● **Task prompt**
Reproduce exactly the lines below, from the first one through the line containing "import * as", and omit any pictures.

-- begin Raw data --

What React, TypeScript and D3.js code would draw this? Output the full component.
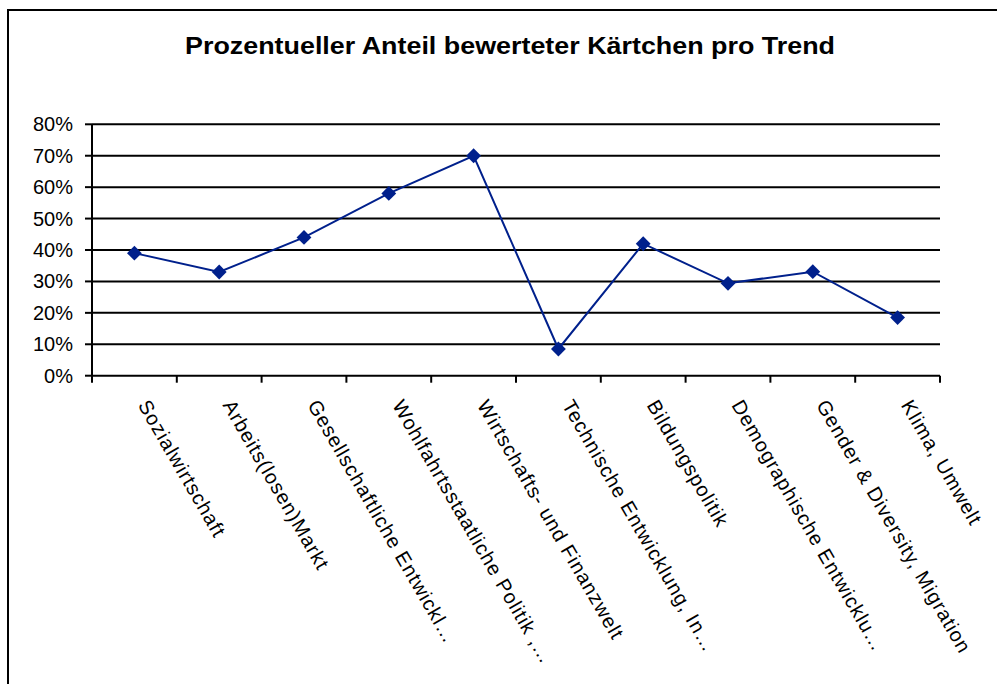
import React from "react";
import * as d3 from "d3";

const title = "Prozentueller Anteil bewerteter Kärtchen pro Trend";
const categories = [
  "Sozialwirtschaft",
  "Arbeits(losen)Markt",
  "Gesellschaftliche Entwickl…",
  "Wohlfahrtsstaatliche Politik ,…",
  "Wirtschafts- und Finanzwelt",
  "Technische Entwicklung, In…",
  "Bildungspolitik",
  "Demographische Entwicklu…",
  "Gender & Diversity, Migration",
  "Klima, Umwelt",
];
const values = [0.39, 0.33, 0.44, 0.58, 0.70, 0.085, 0.42, 0.294, 0.331, 0.185];
const yTicks = [0, 0.1, 0.2, 0.3, 0.4, 0.5, 0.6, 0.7, 0.8];

const W = 997;
const H = 684;
const left = 92;
const right = 940;
const top = 124.3;
const bottom = 375.7;
const lineColor = "#00208C";
const font = "'Liberation Sans', Arial, sans-serif";

export default function App() {
  const x = d3.scaleBand<string>().domain(categories).range([left, right]).padding(0);
  const y = d3.scaleLinear().domain([0, 0.8]).range([bottom, top]);
  const cx = (c: string) => (x(c) as number) + x.bandwidth() / 2;
  const line = d3
    .line<number>()
    .x((_, i) => cx(categories[i]))
    .y((d) => y(d));
  const pct = d3.format(".0%");
  const diamond = d3.symbol().type(d3.symbolDiamond2).size(140)();
  const boundaries = [...categories.map((c) => x(c) as number), right];

  return (
    <svg
      width={W}
      height={H}
      style={{ position: "absolute", left: 0, top: 0, background: "#fff" }}
      fontFamily={font}
    >
      <rect x={0} y={0} width={W} height={H} fill="#fff" />
      <rect x={8} y={10} width={1100} height={800} fill="none" stroke="#000" strokeWidth={2} />
      <text
        x={510}
        y={54}
        textAnchor="middle"
        fontSize={24}
        fontWeight="bold"
        textLength={650}
        lengthAdjust="spacingAndGlyphs"
      >
        {title}
      </text>
      {yTicks.map((t) => (
        <line key={"g" + t} x1={left} x2={right} y1={y(t)} y2={y(t)} stroke="#000" strokeWidth={2} />
      ))}
      <line x1={left} x2={left} y1={top} y2={bottom + 1} stroke="#000" strokeWidth={2} />
      {yTicks.map((t) => (
        <g key={"yt" + t}>
          <line x1={left - 7} x2={left} y1={y(t)} y2={y(t)} stroke="#000" strokeWidth={2} />
          <text x={73} y={y(t)} dy="0.35em" textAnchor="end" fontSize={20}>
            {pct(t)}
          </text>
        </g>
      ))}
      {boundaries.map((b, i) => (
        <line key={"xt" + i} x1={b} x2={b} y1={bottom} y2={bottom + 7} stroke="#000" strokeWidth={2} />
      ))}
      {categories.map((c) => (
        <text
          key={"xl" + c}
          transform={`translate(${cx(c) + 3},405) rotate(60)`}
          fontSize={20}
          letterSpacing={1}
        >
          {c}
        </text>
      ))}
      <path d={line(values) as string} fill="none" stroke={lineColor} strokeWidth={2} />
      {values.map((v, i) => (
        <path key={"m" + i} d={diamond as string} transform={`translate(${cx(categories[i])},${y(v)})`} fill={lineColor} />
      ))}
    </svg>
  );
}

-- end Raw data --

● **The reply**
What React, TypeScript and D3.js code would draw this? Output the full component.
import React from "react";
import * as d3 from "d3";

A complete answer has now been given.